What the exercise asks: Give every line again exactly as it appears, please, but not the pictures.

Stored data:
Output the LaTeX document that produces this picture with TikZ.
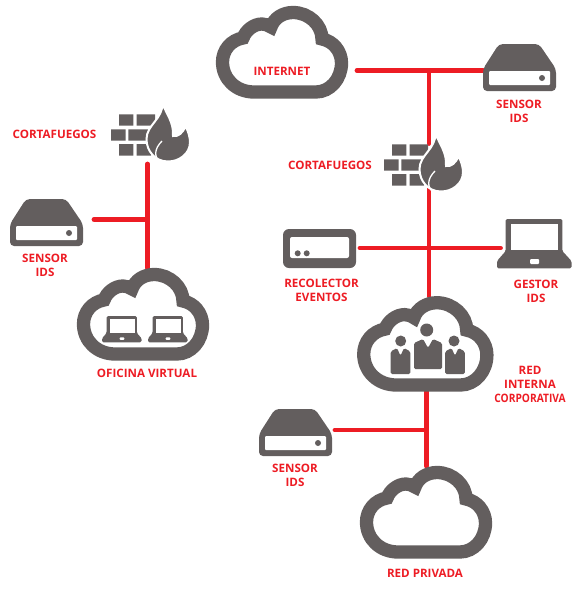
\documentclass[tikz,border=0pt]{standalone}
\usepackage{fontspec}
\usepackage{graphicx}
\setmainfont{Open Sans}
\definecolor{iconc}{HTML}{635E5E}
\definecolor{wirec}{HTML}{ED1C24}
\tikzset{
  x=1pt,y=-1pt,
  wire/.style={draw=wirec,line width=4.8pt,line cap=round},
  lab/.style={text=wirec,font=\fontsize{11.6}{14}\selectfont\bfseries,align=center,inner sep=0pt},
  box/.style={inner sep=0pt,outer sep=0pt},
  cloudpic/.pic={
    \draw[draw=iconc,fill=white,line width=13.3pt,line join=miter,miter limit=3]
      (38,86) .. controls (20,86) and (6.5,73) .. (6.5,56)
      .. controls (6.5,44) and (15,34) .. (27,32)
      .. controls (30,24) and (38,18) .. (46,18)
      .. controls (49,18) and (52,19) .. (55,21)
      .. controls (58,12) and (67,6.5) .. (77,6.5)
      .. controls (93,6.5) and (106,19) .. (106,33)
      .. controls (117,35) and (125.5,45) .. (125.5,57)
      .. controls (125.5,73) and (114,86) .. (100,86) -- cycle;
  },
  sensorpic/.pic={
    \fill[iconc,rounded corners=4pt] (16,0) -- (56,0) -- (73,25) -- (73,47) -- (0,47) -- (0,25) -- cycle;
    \fill[white,rounded corners=1pt] (6,27) rectangle (67,41);
    \fill[iconc] (59,34) circle (3);
  },
  firepic/.pic={
    \fill[iconc] (14,14.3) rectangle (28.3,25.7) (31.7,14.3) rectangle (50,25.7)
      (6,29.3) rectangle (20.7,40.7) (23.3,29.3) rectangle (44,40.7)
      (14,44) rectangle (28.3,55.7) (31.7,44) rectangle (46,55.7);
    \draw[fill=iconc,draw=white,line width=2pt]
      (57.5,3) .. controls (61,14) and (69,22) .. (68,36)
      .. controls (73,37) and (78,33) .. (80.5,26)
      .. controls (83,31) and (85,37) .. (85,42)
      .. controls (85,54) and (74,61.5) .. (63,61.5)
      .. controls (50,61.5) and (41.5,51) .. (41.5,39)
      .. controls (41.5,25) and (58,19) .. (57.5,3) -- cycle;
    \draw[white,line width=1.3pt]
      (55,62) .. controls (49,57) and (49,49) .. (57,41);
  },
  laptoppic/.pic={
    \fill[iconc,rounded corners=1.5pt] (8.7,0) -- (65.3,0) -- (65.3,32) -- (74.5,42) -- (74.5,49.3) -- (0,49.3) -- (0,42) -- (8.7,32) -- cycle;
    \fill[white] (14.3,5) rectangle (61,31);
    \fill[white,rounded corners=1pt] (33,40) rectangle (42,45);
  },
  bodypic/.pic={
    \fill[iconc,rounded corners=1.5pt] (-14,30) -- (-14,4) -- (-5,0) -- (0,9) -- (5,0) -- (14,4) -- (14,30) -- cycle;
  },
}
\begin{document}
\begin{tikzpicture}
\useasboundingbox (0,0) rectangle (586,592);
% icon boxes
\node[box,minimum width=132pt,minimum height=92pt] (internet) at (282,52) {};
\node[box,minimum width=73pt,minimum height=47pt] (sensorT) at (519.5,67.5) {};
\node[box,minimum width=10pt,minimum height=45pt] (fwR) at (429,166) {};
\node[box,minimum width=73pt,minimum height=39pt] (recol) at (319.5,248.5) {};
\node[box,minimum width=75pt,minimum height=49pt] (gestor) at (535,243.5) {};
\node[box,minimum width=137pt,minimum height=95pt] (corp) at (425.5,343.5) {};
\node[box,minimum width=73pt,minimum height=47pt] (sensorB) at (295.5,432.5) {};
\node[box,minimum width=132pt,minimum height=93pt] (privada) at (426,512.5) {};
\node[box,minimum width=10pt,minimum height=45pt] (fwL) at (147.5,141.5) {};
\node[box,minimum width=73pt,minimum height=47pt] (sensorL) at (46.5,222.5) {};
\node[box,minimum width=132pt,minimum height=93pt] (office) at (143.5,314.5) {};
\coordinate (jT) at (429,70.7);
\coordinate (jM) at (429,248);
\coordinate (jB) at (426.5,430);
\coordinate (jL) at (147.5,219.3);
% connectors
\draw[wire] ([xshift=9pt]internet.east |- jT) -- (sensorT.west |- jT);
\draw[wire] (jT) -- (fwR.north);
\draw[wire] (fwR.south) -- (fwR.south |- corp.north);
\draw[wire] ([xshift=4pt]recol.east |- jM) -- ([xshift=3pt]gestor.west |- jM);
\draw[wire] (jB |- corp.south) -- (jB |- privada.north);
\draw[wire] ([xshift=3pt]sensorB.east |- jB) -- (jB);
\draw[wire] (fwL.south) -- (fwL.south |- office.north);
\draw[wire] ([xshift=11pt]sensorL.east |- jL) -- (jL);
% icons
\pic at (216,6) {cloudpic};
\pic at (77,268) {cloudpic};
\pic at (360,466) {cloudpic};
\pic[scale=1.035] at (357,296) {cloudpic};
\pic at (483,44) {sensorpic};
\pic at (10,199) {sensorpic};
\pic at (259,409) {sensorpic};
\pic at (105,100) {firepic};
\pic at (378,130) {firepic};
\fill[iconc,rounded corners=6pt] (283,229) rectangle (356,268);
\fill[white,rounded corners=2pt] (290,237) rectangle (349,258);
\fill[iconc] (297.7,253.3) circle (3) (306.7,253.3) circle (3);
\pic at (497,219) {laptoppic};
\pic[scale=.533] at (102,316) {laptoppic};
\pic[scale=.533] at (148,316) {laptoppic};
\fill[iconc] (426.7,330) circle (6.5) (400.7,341) circle (5.5) (454,341) circle (5.5);
\pic at (428,339) {bodypic};
\pic[xscale=.7,yscale=.87] at (400.5,348) {bodypic};
\pic[xscale=.7,yscale=.87] at (455,348) {bodypic};
% labels
\node[lab] (l1) at (54.5,134) {CORTAFUEGOS};
\node[lab] (l2) at (330,165) {CORTAFUEGOS};
\node[lab] (l3) at (45,265) {SENSOR\\IDS};
\node[lab] (l4) at (147,373) {OFICINA VIRTUAL};
\node[lab] (l5) at (282,71) {INTERNET};
\node[lab] (l6) at (519,111) {SENSOR\\IDS};
\node[lab] (l7) at (321.5,290.5) {RECOLECTOR\\EVENTOS};
\node[lab] (l8) at (536,291) {GESTOR\\IDS};
\node[lab] (l9) at (530,384) {RED\\INTERNA\\\scalebox{.88}[1]{CORPORATIVA}};
\node[lab] (l10) at (295,475) {SENSOR\\IDS};
\node[lab] (l11) at (425,573) {RED PRIVADA};
\end{tikzpicture}
\end{document}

Output for this task:
Output the LaTeX document that produces this picture with TikZ.
\documentclass[tikz,border=0pt]{standalone}
\usepackage{fontspec}
\usepackage{graphicx}
\setmainfont{Open Sans}
\definecolor{iconc}{HTML}{635E5E}
\definecolor{wirec}{HTML}{ED1C24}
\tikzset{
  x=1pt,y=-1pt,
  wire/.style={draw=wirec,line width=4.8pt,line cap=round},
  lab/.style={text=wirec,font=\fontsize{11.6}{14}\selectfont\bfseries,align=center,inner sep=0pt},
  box/.style={inner sep=0pt,outer sep=0pt},
  cloudpic/.pic={
    \draw[draw=iconc,fill=white,line width=13.3pt,line join=miter,miter limit=3]
      (38,86) .. controls (20,86) and (6.5,73) .. (6.5,56)
      .. controls (6.5,44) and (15,34) .. (27,32)
      .. controls (30,24) and (38,18) .. (46,18)
      .. controls (49,18) and (52,19) .. (55,21)
      .. controls (58,12) and (67,6.5) .. (77,6.5)
      .. controls (93,6.5) and (106,19) .. (106,33)
      .. controls (117,35) and (125.5,45) .. (125.5,57)
      .. controls (125.5,73) and (114,86) .. (100,86) -- cycle;
  },
  sensorpic/.pic={
    \fill[iconc,rounded corners=4pt] (16,0) -- (56,0) -- (73,25) -- (73,47) -- (0,47) -- (0,25) -- cycle;
    \fill[white,rounded corners=1pt] (6,27) rectangle (67,41);
    \fill[iconc] (59,34) circle (3);
  },
  firepic/.pic={
    \fill[iconc] (14,14.3) rectangle (28.3,25.7) (31.7,14.3) rectangle (50,25.7)
      (6,29.3) rectangle (20.7,40.7) (23.3,29.3) rectangle (44,40.7)
      (14,44) rectangle (28.3,55.7) (31.7,44) rectangle (46,55.7);
    \draw[fill=iconc,draw=white,line width=2pt]
      (57.5,3) .. controls (61,14) and (69,22) .. (68,36)
      .. controls (73,37) and (78,33) .. (80.5,26)
      .. controls (83,31) and (85,37) .. (85,42)
      .. controls (85,54) and (74,61.5) .. (63,61.5)
      .. controls (50,61.5) and (41.5,51) .. (41.5,39)
      .. controls (41.5,25) and (58,19) .. (57.5,3) -- cycle;
    \draw[white,line width=1.3pt]
      (55,62) .. controls (49,57) and (49,49) .. (57,41);
  },
  laptoppic/.pic={
    \fill[iconc,rounded corners=1.5pt] (8.7,0) -- (65.3,0) -- (65.3,32) -- (74.5,42) -- (74.5,49.3) -- (0,49.3) -- (0,42) -- (8.7,32) -- cycle;
    \fill[white] (14.3,5) rectangle (61,31);
    \fill[white,rounded corners=1pt] (33,40) rectangle (42,45);
  },
  bodypic/.pic={
    \fill[iconc,rounded corners=1.5pt] (-14,30) -- (-14,4) -- (-5,0) -- (0,9) -- (5,0) -- (14,4) -- (14,30) -- cycle;
  },
}
\begin{document}
\begin{tikzpicture}
\useasboundingbox (0,0) rectangle (586,592);
% icon boxes
\node[box,minimum width=132pt,minimum height=92pt] (internet) at (282,52) {};
\node[box,minimum width=73pt,minimum height=47pt] (sensorT) at (519.5,67.5) {};
\node[box,minimum width=10pt,minimum height=45pt] (fwR) at (429,166) {};
\node[box,minimum width=73pt,minimum height=39pt] (recol) at (319.5,248.5) {};
\node[box,minimum width=75pt,minimum height=49pt] (gestor) at (535,243.5) {};
\node[box,minimum width=137pt,minimum height=95pt] (corp) at (425.5,343.5) {};
\node[box,minimum width=73pt,minimum height=47pt] (sensorB) at (295.5,432.5) {};
\node[box,minimum width=132pt,minimum height=93pt] (privada) at (426,512.5) {};
\node[box,minimum width=10pt,minimum height=45pt] (fwL) at (147.5,141.5) {};
\node[box,minimum width=73pt,minimum height=47pt] (sensorL) at (46.5,222.5) {};
\node[box,minimum width=132pt,minimum height=93pt] (office) at (143.5,314.5) {};
\coordinate (jT) at (429,70.7);
\coordinate (jM) at (429,248);
\coordinate (jB) at (426.5,430);
\coordinate (jL) at (147.5,219.3);
% connectors
\draw[wire] ([xshift=9pt]internet.east |- jT) -- (sensorT.west |- jT);
\draw[wire] (jT) -- (fwR.north);
\draw[wire] (fwR.south) -- (fwR.south |- corp.north);
\draw[wire] ([xshift=4pt]recol.east |- jM) -- ([xshift=3pt]gestor.west |- jM);
\draw[wire] (jB |- corp.south) -- (jB |- privada.north);
\draw[wire] ([xshift=3pt]sensorB.east |- jB) -- (jB);
\draw[wire] (fwL.south) -- (fwL.south |- office.north);
\draw[wire] ([xshift=11pt]sensorL.east |- jL) -- (jL);
% icons
\pic at (216,6) {cloudpic};
\pic at (77,268) {cloudpic};
\pic at (360,466) {cloudpic};
\pic[scale=1.035] at (357,296) {cloudpic};
\pic at (483,44) {sensorpic};
\pic at (10,199) {sensorpic};
\pic at (259,409) {sensorpic};
\pic at (105,100) {firepic};
\pic at (378,130) {firepic};
\fill[iconc,rounded corners=6pt] (283,229) rectangle (356,268);
\fill[white,rounded corners=2pt] (290,237) rectangle (349,258);
\fill[iconc] (297.7,253.3) circle (3) (306.7,253.3) circle (3);
\pic at (497,219) {laptoppic};
\pic[scale=.533] at (102,316) {laptoppic};
\pic[scale=.533] at (148,316) {laptoppic};
\fill[iconc] (426.7,330) circle (6.5) (400.7,341) circle (5.5) (454,341) circle (5.5);
\pic at (428,339) {bodypic};
\pic[xscale=.7,yscale=.87] at (400.5,348) {bodypic};
\pic[xscale=.7,yscale=.87] at (455,348) {bodypic};
% labels
\node[lab] (l1) at (54.5,134) {CORTAFUEGOS};
\node[lab] (l2) at (330,165) {CORTAFUEGOS};
\node[lab] (l3) at (45,265) {SENSOR\\IDS};
\node[lab] (l4) at (147,373) {OFICINA VIRTUAL};
\node[lab] (l5) at (282,71) {INTERNET};
\node[lab] (l6) at (519,111) {SENSOR\\IDS};
\node[lab] (l7) at (321.5,290.5) {RECOLECTOR\\EVENTOS};
\node[lab] (l8) at (536,291) {GESTOR\\IDS};
\node[lab] (l9) at (530,384) {RED\\INTERNA\\\scalebox{.88}[1]{CORPORATIVA}};
\node[lab] (l10) at (295,475) {SENSOR\\IDS};
\node[lab] (l11) at (425,573) {RED PRIVADA};
\end{tikzpicture}
\end{document}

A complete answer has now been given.